▸ AIM
All the data below goes into the copy word for word, but the pictures don't.

↓

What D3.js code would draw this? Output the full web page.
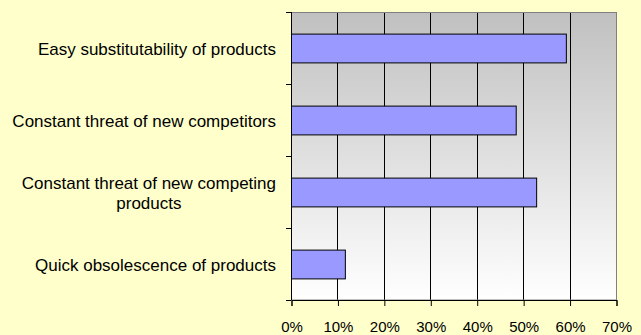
<!DOCTYPE html>
<html>
<head>
<meta charset="utf-8">
<script src="https://cdn.jsdelivr.net/npm/d3@7"></script>
<style>
  html, body { margin: 0; padding: 0; background: #FFFFCC; }
  svg { display: block; }
  text { font-family: "Liberation Sans", Arial, sans-serif; fill: #000; }
</style>
</head>
<body>
<svg id="chart" width="641" height="335"></svg>
<script>
// Competitive pressures, share of respondents
const categories = [
  ["Easy substitutability of products"],
  ["Constant threat of new competitors"],
  ["Constant threat of new competing", "products"],
  ["Quick obsolescence of products"]
];
const values = [0.592, 0.484, 0.528, 0.116];
const xTicks = [0, 0.1, 0.2, 0.3, 0.4, 0.5, 0.6, 0.7];

const svg = d3.select("#chart");
const margin = { left: 291, right: 25, top: 12, bottom: 35 };
const W = 641, H = 335;
const plotW = W - margin.left - margin.right;
const plotH = H - margin.top - margin.bottom;

const x = d3.scaleLinear().domain([0, 0.7]).range([0, plotW]);
const y = d3.scaleBand().domain(d3.range(categories.length)).range([0, plotH]).paddingInner(0.6).paddingOuter(0.3);
const yOuter = d3.scaleBand().domain(d3.range(categories.length)).range([0, plotH]);

const defs = svg.append("defs");
const grad = defs.append("linearGradient").attr("id", "plotBg")
  .attr("x1", 0).attr("y1", 0).attr("x2", 0).attr("y2", 1);
grad.append("stop").attr("offset", "0%").attr("stop-color", "#c0c0c0");
grad.append("stop").attr("offset", "100%").attr("stop-color", "#ffffff");

const g = svg.append("g").attr("transform", `translate(${margin.left},${margin.top})`);

// plot area
g.append("rect").attr("width", plotW).attr("height", plotH).attr("fill", "url(#plotBg)");

// vertical gridlines
g.selectAll("line.grid").data(xTicks.slice(1, -1)).join("line")
  .attr("class", "grid")
  .attr("x1", d => Math.round(x(d)) + 0.5).attr("x2", d => Math.round(x(d)) + 0.5)
  .attr("y1", 0).attr("y2", plotH)
  .attr("stroke", "#000").attr("stroke-width", 1);

// plot border
g.append("rect").attr("x", 0.5).attr("y", 0.5).attr("width", plotW).attr("height", plotH - 0.5)
  .attr("fill", "none").attr("stroke", "#808080").attr("stroke-width", 1);

// bars
g.selectAll("rect.bar").data(values).join("rect")
  .attr("class", "bar")
  .attr("x", 0.5)
  .attr("y", (d, i) => y(i) + 0.5)
  .attr("width", d => x(d))
  .attr("height", y.bandwidth())
  .attr("fill", "#9999FF")
  .attr("stroke", "#000").attr("stroke-width", 1);

// left axis: tick marks at category boundaries
const yBounds = d3.range(categories.length + 1).map(i => i * yOuter.step());
g.append("line").attr("x1", 0.5).attr("x2", 0.5).attr("y1", 0).attr("y2", plotH)
  .attr("stroke", "#000");
g.selectAll("line.ytick").data(yBounds).join("line")
  .attr("class", "ytick")
  .attr("x1", -5).attr("x2", 0)
  .attr("y1", d => Math.round(d) + 0.5).attr("y2", d => Math.round(d) + 0.5)
  .attr("stroke", "#000");

// bottom axis
const xAxis = d3.axisBottom(x).tickValues(xTicks).tickFormat(d3.format(".0%")).tickSize(6).tickPadding(15);
const xg = g.append("g").attr("transform", `translate(0.5,${plotH})`).call(xAxis);
xg.select(".domain").attr("stroke", "#000");
xg.selectAll(".tick line").attr("stroke", "#000");
xg.selectAll("text").attr("font-size", 15).attr("font-family", "Liberation Sans, Arial, sans-serif").attr("fill", "#000");

// category labels
const labels = g.selectAll("text.cat").data(categories).join("text")
  .attr("class", "cat")
  .attr("font-size", 17)
  .attr("text-anchor", "middle");
labels.each(function(lines, i) {
  const t = d3.select(this);
  const cy = y(i) + y.bandwidth() / 2;
  const lh = 20.5;
  lines.forEach((ln, k) => {
    t.append("tspan").attr("y", cy + (k - (lines.length - 1) / 2) * lh).attr("dy", "0.42em").text(ln);
  });
});
// right-align each label block, centring lines within it
labels.each(function() {
  const t = d3.select(this);
  const spans = t.selectAll("tspan").nodes();
  const widest = d3.max(spans, s => s.getComputedTextLength());
  t.selectAll("tspan").attr("x", -15 - widest / 2);
});
</script>
</body>
</html>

↑

▸ CORRECT OUTPUT
What D3.js code would draw this? Output the full web page.
<!DOCTYPE html>
<html>
<head>
<meta charset="utf-8">
<script src="https://cdn.jsdelivr.net/npm/d3@7"></script>
<style>
  html, body { margin: 0; padding: 0; background: #FFFFCC; }
  svg { display: block; }
  text { font-family: "Liberation Sans", Arial, sans-serif; fill: #000; }
</style>
</head>
<body>
<svg id="chart" width="641" height="335"></svg>
<script>
// Competitive pressures, share of respondents
const categories = [
  ["Easy substitutability of products"],
  ["Constant threat of new competitors"],
  ["Constant threat of new competing", "products"],
  ["Quick obsolescence of products"]
];
const values = [0.592, 0.484, 0.528, 0.116];
const xTicks = [0, 0.1, 0.2, 0.3, 0.4, 0.5, 0.6, 0.7];

const svg = d3.select("#chart");
const margin = { left: 291, right: 25, top: 12, bottom: 35 };
const W = 641, H = 335;
const plotW = W - margin.left - margin.right;
const plotH = H - margin.top - margin.bottom;

const x = d3.scaleLinear().domain([0, 0.7]).range([0, plotW]);
const y = d3.scaleBand().domain(d3.range(categories.length)).range([0, plotH]).paddingInner(0.6).paddingOuter(0.3);
const yOuter = d3.scaleBand().domain(d3.range(categories.length)).range([0, plotH]);

const defs = svg.append("defs");
const grad = defs.append("linearGradient").attr("id", "plotBg")
  .attr("x1", 0).attr("y1", 0).attr("x2", 0).attr("y2", 1);
grad.append("stop").attr("offset", "0%").attr("stop-color", "#c0c0c0");
grad.append("stop").attr("offset", "100%").attr("stop-color", "#ffffff");

const g = svg.append("g").attr("transform", `translate(${margin.left},${margin.top})`);

// plot area
g.append("rect").attr("width", plotW).attr("height", plotH).attr("fill", "url(#plotBg)");

// vertical gridlines
g.selectAll("line.grid").data(xTicks.slice(1, -1)).join("line")
  .attr("class", "grid")
  .attr("x1", d => Math.round(x(d)) + 0.5).attr("x2", d => Math.round(x(d)) + 0.5)
  .attr("y1", 0).attr("y2", plotH)
  .attr("stroke", "#000").attr("stroke-width", 1);

// plot border
g.append("rect").attr("x", 0.5).attr("y", 0.5).attr("width", plotW).attr("height", plotH - 0.5)
  .attr("fill", "none").attr("stroke", "#808080").attr("stroke-width", 1);

// bars
g.selectAll("rect.bar").data(values).join("rect")
  .attr("class", "bar")
  .attr("x", 0.5)
  .attr("y", (d, i) => y(i) + 0.5)
  .attr("width", d => x(d))
  .attr("height", y.bandwidth())
  .attr("fill", "#9999FF")
  .attr("stroke", "#000").attr("stroke-width", 1);

// left axis: tick marks at category boundaries
const yBounds = d3.range(categories.length + 1).map(i => i * yOuter.step());
g.append("line").attr("x1", 0.5).attr("x2", 0.5).attr("y1", 0).attr("y2", plotH)
  .attr("stroke", "#000");
g.selectAll("line.ytick").data(yBounds).join("line")
  .attr("class", "ytick")
  .attr("x1", -5).attr("x2", 0)
  .attr("y1", d => Math.round(d) + 0.5).attr("y2", d => Math.round(d) + 0.5)
  .attr("stroke", "#000");

// bottom axis
const xAxis = d3.axisBottom(x).tickValues(xTicks).tickFormat(d3.format(".0%")).tickSize(6).tickPadding(15);
const xg = g.append("g").attr("transform", `translate(0.5,${plotH})`).call(xAxis);
xg.select(".domain").attr("stroke", "#000");
xg.selectAll(".tick line").attr("stroke", "#000");
xg.selectAll("text").attr("font-size", 15).attr("font-family", "Liberation Sans, Arial, sans-serif").attr("fill", "#000");

// category labels
const labels = g.selectAll("text.cat").data(categories).join("text")
  .attr("class", "cat")
  .attr("font-size", 17)
  .attr("text-anchor", "middle");
labels.each(function(lines, i) {
  const t = d3.select(this);
  const cy = y(i) + y.bandwidth() / 2;
  const lh = 20.5;
  lines.forEach((ln, k) => {
    t.append("tspan").attr("y", cy + (k - (lines.length - 1) / 2) * lh).attr("dy", "0.42em").text(ln);
  });
});
// right-align each label block, centring lines within it
labels.each(function() {
  const t = d3.select(this);
  const spans = t.selectAll("tspan").nodes();
  const widest = d3.max(spans, s => s.getComputedTextLength());
  t.selectAll("tspan").attr("x", -15 - widest / 2);
});
</script>
</body>
</html>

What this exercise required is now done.